On that committee sat Hank Greenberg. Rather than supporting the Attorney General’s very public lawsuit, Greenberg opposed it. Never one to overlook a slight, Spitzer decided to make AIG his next victim. In 2004, AIG had been added to the Dow Jones Industrial Average, a huge feather in the cap of New York City, which has been constantly losing ground to California and London. A year later, however, Spitzer filed a variety of charges, none of them particularly compelling. The most damning was that AIG had deceived its investors by averaging returns over several quarters. Is there any business anywhere that doesn’t do this occasionally?
Anyway, without ever firing a shot, Spitzer achieved his goal. After being named “CEO of the Year” by Chief Executive magazine in 2003, the 80-year-old Greenberg was forced out of his company in 2005 by a rump faction of his own board, led by Frank Zarb, a longtime Greenberg protégé and personal friend who quickly took advantage and betrayed him. Zarb became “acting chairman” and Martin Sullivan, one of his associates, was appointed CEO. Spitzer eventually hit Greenberg with criminal charges although — as surely as the night follows the day — the charges were eventually dropped.
Zarb and Sullivan quickly ran the company downhill. As CNBC correspondent Charles Gasparino reported last week, at his first meeting, Sullivan told his newly liberated fellow executives it was time to have “some fun.” “That last part shocked some in the room — because it was the last thing that Hank Greenberg, who’d ruled the company with an iron fist for 37 years, would ever say,” wrote Gasparino in the New York Post.
One of those executives who decided to have some fun was Joseph Cassano, the son of a Brooklyn cop and former apprentice of Michael Milken who ran the credit swaps division in Connecticut and London. “Greenberg always kept Cassano on a short leash,” says a former AIG executive who lost his job during the conflagration. “When Zarb and Sullivan took over, they were like junior officers taking command of the ship. They lost control over everything.” Over the next two years Cassano’s British office, dubbed the “London casino,” did as many swaps deals as his division had done in the previous seven. In 2008, AIG, staggering under $440 billion in losses from Cassano’s swaps division, asked him to retire — but Cassano still walked away with a $315 million retirement package.
So has New York learned its lesson? Not one bit. The current occupant of the A.G.’s office, son-of-a-former-governor Andrew Cuomo, has maintained bash-Wall-Street tradition with a vengeance. His big contribution was threatening to publish the names and addresses of AIG employees so ACORN and other vigilantes could throw stones at their windows and phone in death threats.

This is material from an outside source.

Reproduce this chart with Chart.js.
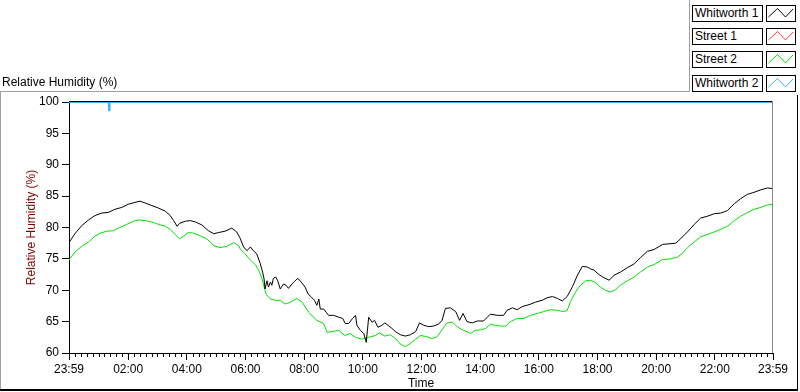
<!DOCTYPE html>
<html><head><meta charset="utf-8">
<script src="https://cdn.jsdelivr.net/npm/chart.js@4"></script>
<style>
html,body{margin:0;padding:0;background:#fff;}
#wrap{position:relative;width:800px;height:392px;overflow:hidden;font-family:"Liberation Sans",Arial,sans-serif;font-size:12px;color:#000;}
#c{position:absolute;left:0;top:0;}
.ptitle{position:absolute;left:2px;top:75px;line-height:14px;white-space:nowrap;}
.lgt{position:absolute;left:692px;width:71px;height:17px;border:1px solid #000;background:#fff;box-sizing:border-box;line-height:15px;padding-left:2px;white-space:nowrap;}
.lgi{position:absolute;left:766px;width:30px;height:17px;border:1px solid #000;background:#fff;box-sizing:border-box;}
.lgi svg{position:absolute;left:0;top:0;}
</style></head>
<body><div id="wrap"><canvas id="c" width="800" height="392"></canvas><div class="ptitle">Relative Humidity (%)</div></div>
<script>
// ---- data ----
const seriesNames = ['Whitworth 1', 'Street 1', 'Street 2', 'Whitworth 2'];
const xTickValues = [0,121,241,361,481,601,721,841,961,1081,1201,1321,1440];
const xTickLabels = ['23:59','02:00','04:00','06:00','08:00','10:00','12:00','14:00','16:00','18:00','20:00','22:00','23:59'];
const yTickMin = 60, yTickMax = 100, yTickStep = 5;

const w1Time = [0,12,26,40,53,67,80,94,108,121,135,145,156,169,183,197,207,214,221,227,238,248,258,272,285,296,306,319,333,343,350,357,364,371,377,384,
  391,396,399,401,405,408,412,415,418,423,427,432,439,444,449,456,461,468,475,483,489,496,502,507,511,514,521,526,531,541,552,560,565,572,580,586,589,596,603,608,613,620,625,632,640,646,
  661,668,678,688,698,709,717,726,736,746,756,763,770,780,791,799,806,814,825,835,848,862,876,889,896,907,917,927,941,954,968,978,989,999,1009,1019,1030,1040,1050,1060,1067,1074,1084,1094,1105,1115,1128,1142,1156,1169,1183,1197,1214,1227,1241,1251,1265,1279,1292,1306,1320,1333,1347,1361,1374,1388,1401,1415,1429,1440];
const w1Values = [77.6,79.0,80.3,81.2,81.9,82.3,82.4,82.9,83.2,83.7,84.0,84.2,83.9,83.5,83.1,82.6,81.9,81.1,80.2,80.7,81.0,81.1,80.9,80.4,79.5,79.0,79.2,79.4,79.9,79.3,78.3,76.9,76.3,76.9,76.3,75.8,
  74.3,72.9,71.8,70.2,71.5,70.5,71.3,70.8,71.9,72.1,71.5,70.2,71.0,70.8,70.3,71.0,71.4,71.9,71.3,70.5,69.4,68.9,68.4,67.6,68.6,67.0,67.0,66.5,66.0,66.0,65.7,65.5,64.7,64.7,65.5,66.0,64.4,63.6,63.1,61.7,65.7,64.9,65.2,64.1,64.4,64.8,
  63.9,63.4,62.9,62.7,62.9,63.4,64.8,64.4,64.2,64.3,64.6,65.2,67.1,67.2,66.6,65.2,66.3,65.0,64.8,65.1,65.1,66.2,66.0,66.0,66.8,67.2,66.9,67.4,67.7,68.1,68.4,68.8,69.0,68.7,68.3,69.0,70.6,72.4,73.8,73.7,73.4,73.2,72.5,72.0,71.6,72.4,72.9,73.6,74.2,75.2,76.2,76.5,77.3,77.4,77.5,78.2,79.3,80.5,81.5,81.8,82.2,82.3,82.7,83.8,84.6,85.3,85.6,86.0,86.3,86.2];

const s1Time = [];
const s1Values = [];

const s2Time = [0,12,26,40,53,64,77,91,104,118,132,142,156,169,183,197,207,217,226,234,244,255,268,282,296,309,323,337,347,350,360,371,
  381,388,395,403,412,422,432,442,453,466,477,490,507,521,528,538,552,564,575,586,599,613,627,635,646,
  657,668,678,688,698,709,719,732,743,753,763,773,784,794,804,814,821,831,842,852,862,872,883,893,903,917,930,944,958,971,985,999,1012,1019,1026,1036,1046,1057,1067,1077,1087,1097,1108,1118,1128,1142,1156,1169,1183,1197,1214,1231,1245,1255,1265,1279,1292,1306,1320,1333,1347,1361,1374,1388,1401,1415,1429,1440];
const s2Values = [74.8,76.1,77.0,77.7,78.6,79.1,79.4,79.5,80.0,80.5,81.0,81.2,81.1,80.9,80.5,80.2,79.7,78.9,78.2,78.6,79.2,79.1,78.7,78.2,77.1,76.8,77.0,77.6,77.1,76.6,75.8,74.8,
  74.1,73.2,71.8,69.4,68.6,68.4,68.4,67.8,68.1,68.7,68.1,66.5,65.2,64.7,63.3,63.4,63.6,62.8,63.1,62.5,62.2,62.5,62.8,63.2,62.7,
  62.9,62.3,61.4,61.0,61.5,62.2,62.8,62.6,62.3,62.6,63.7,64.8,64.9,64.2,63.7,63.4,63.1,63.6,63.7,63.9,64.6,64.4,64.3,64.3,65.0,65.5,65.5,66.0,66.3,66.6,66.9,66.8,66.6,66.8,68.2,69.7,70.8,71.5,71.6,71.2,70.5,70.0,69.7,70.1,70.8,71.5,72.1,72.9,73.7,74.1,74.9,75.0,75.3,75.9,76.8,77.7,78.5,78.9,79.3,79.7,80.2,81.1,81.8,82.4,82.9,83.2,83.6,83.7];

const w2Time = [0,81,82,83,1440];
const w2Values = [100,100,98.7,100,100];

// ---- styles ----
const colors = ['#000000', '#ff3c3c', '#00e000', '#3cb4f0'];
const widths = [1, 1, 1, 2];

const toPts = (t, v) => t.map((x, i) => ({x: x, y: v[i]}));
const seriesData = [toPts(w1Time, w1Values), toPts(s1Time, s1Values), toPts(s2Time, s2Values), toPts(w2Time, w2Values)];

// legend
const wrap = document.getElementById('wrap');
const rowTops = [5, 28, 51, 75];
seriesNames.forEach((n, i) => {
  const t = document.createElement('div');
  t.className = 'lgt'; t.style.top = rowTops[i] + 'px'; t.textContent = n;
  wrap.appendChild(t);
  const ic = document.createElement('div');
  ic.className = 'lgi'; ic.style.top = rowTops[i] + 'px';
  ic.innerHTML = '<svg width="28" height="15"><polyline points="1.5,11 10.5,2.5 18.5,11 26,3" fill="none" stroke="' + colors[i] + '" stroke-width="1"/></svg>';
  wrap.appendChild(ic);
});

const framePlugin = {
  id: 'frame',
  afterDraw(chart) {
    const {ctx, chartArea: a} = chart;
    const xs = chart.scales.x;
    ctx.save();
    ctx.fillStyle = '#000';
    ctx.fillRect(a.left, a.top - 1, a.right - a.left, 1);
    ctx.fillStyle = '#8a8a8a';
    ctx.fillRect(Math.round(a.right) - 1, a.top - 1, 1, a.bottom - a.top + 1);
    ctx.fillStyle = '#000';
    for (let i = 0; i < xTickValues.length - 1; i++) {
      for (let j = 1; j < 10; j++) {
        const v = xTickValues[i] + (xTickValues[i + 1] - xTickValues[i]) * j / 10;
        const px = Math.round(xs.getPixelForValue(v));
        ctx.fillRect(px, Math.round(a.bottom), 1, 4);
      }
    }
    ctx.fillStyle = '#a0a0a0';
    ctx.fillRect(0, 91, 690, 1);
    ctx.fillRect(0, 91, 1, 299);
    ctx.fillRect(689, 0, 1, 92);
    ctx.fillStyle = '#000';
    ctx.fillRect(0, 389, 798, 2);
    ctx.fillRect(797, 95, 1, 296);
    ctx.restore();
  }
};

const font = {family: '"Liberation Sans", Arial, sans-serif', size: 12};

new Chart(document.getElementById('c'), {
  type: 'line',
  data: {
    datasets: seriesNames.map((n, i) => ({
      label: n, data: seriesData[i], borderColor: colors[i], backgroundColor: colors[i],
      borderWidth: widths[i], pointRadius: 0, tension: 0, fill: false
    }))
  },
  options: {
    responsive: false, animation: false, events: [],
    layout: {padding: {left: 0, top: 102, right: 27, bottom: 0}},
    plugins: {legend: {display: false}, tooltip: {enabled: false}, title: {display: false}},
    scales: {
      x: {
        type: 'linear', min: 0, max: 1440,
        afterBuildTicks: s => { s.ticks = xTickValues.map(v => ({value: v})); },
        afterFit: s => { s.height = 39; },
        ticks: {autoSkip: false, maxRotation: 0, minRotation: 0, padding: 2, color: '#000', font: font,
          callback: (v, i) => xTickLabels[i]},
        grid: {drawOnChartArea: false, drawTicks: true, tickLength: 7, tickColor: '#000', color: '#000'},
        border: {display: true, color: '#000', width: 1},
        title: {display: true, text: 'Time', color: '#000', font: font, padding: {top: 0, bottom: 1}}
      },
      y: {
        type: 'linear', min: yTickMin, max: yTickMax,
        afterFit: s => { s.width = 69; },
        ticks: {stepSize: yTickStep, padding: 3, color: '#000', font: font},
        grid: {drawOnChartArea: false, drawTicks: true, tickLength: 7, tickColor: '#000', color: '#000'},
        border: {display: true, color: '#000', width: 1},
        title: {display: true, text: 'Relative Humidity (%)', color: '#800000', font: font, padding: {top: 24, bottom: 0}}
      }
    }
  },
  plugins: [framePlugin]
});
</script></body></html>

Cuomo is widely expected to push son-of-a-former-state-senator David Paterson, the current Governor, out of his seat when Paterson comes up for re-election this year. As lieutenant governor, Paterson fell into the job in 2008 when Spitzer … well, you know all about that. (The only compensation in a Cuomo election will be that at least Spitzer won’t be able to make a comeback.)
In September 2008, in a hugely symbolic gesture, Dow Jones de-listed AIG from its vaunted Industrial Index after only four years. It was a succinct statement about New York City’s future. When the wandering tribes of the financial diaspora start lighting their campfires again, New York will find they have moved to other hunting grounds. Hedge funds have set up in Connecticut, IPO’s have migrated to London because of Sarbanes-Oxley, and the insurance business has long decamped to New Jersey (although even there taxes are getting a little high and many have moved on to North Carolina).
So will that end the tradition of Fighting New York State Attorney Generals Who Bash the Big Guys On Behalf Of The People? Not a chance. In the coming years, New York politicians will continue railing against Wall Street — just as they still blame Walter O’Malley for moving the Dodgers to Los Angeles, even though every bit of scholarship has shown that O’Malley made every effort to relocate the Dodgers in downtown Brooklyn until the politicians finally ran him out of town. (See Michael Shapiro, The Last Good Season.) There’s nothing like a good Punch-and-Judy Show to keep The People happy.
Just think, though, had Hank Greenberg moved his company to Jersey City in 1995, none of this would have ever happened.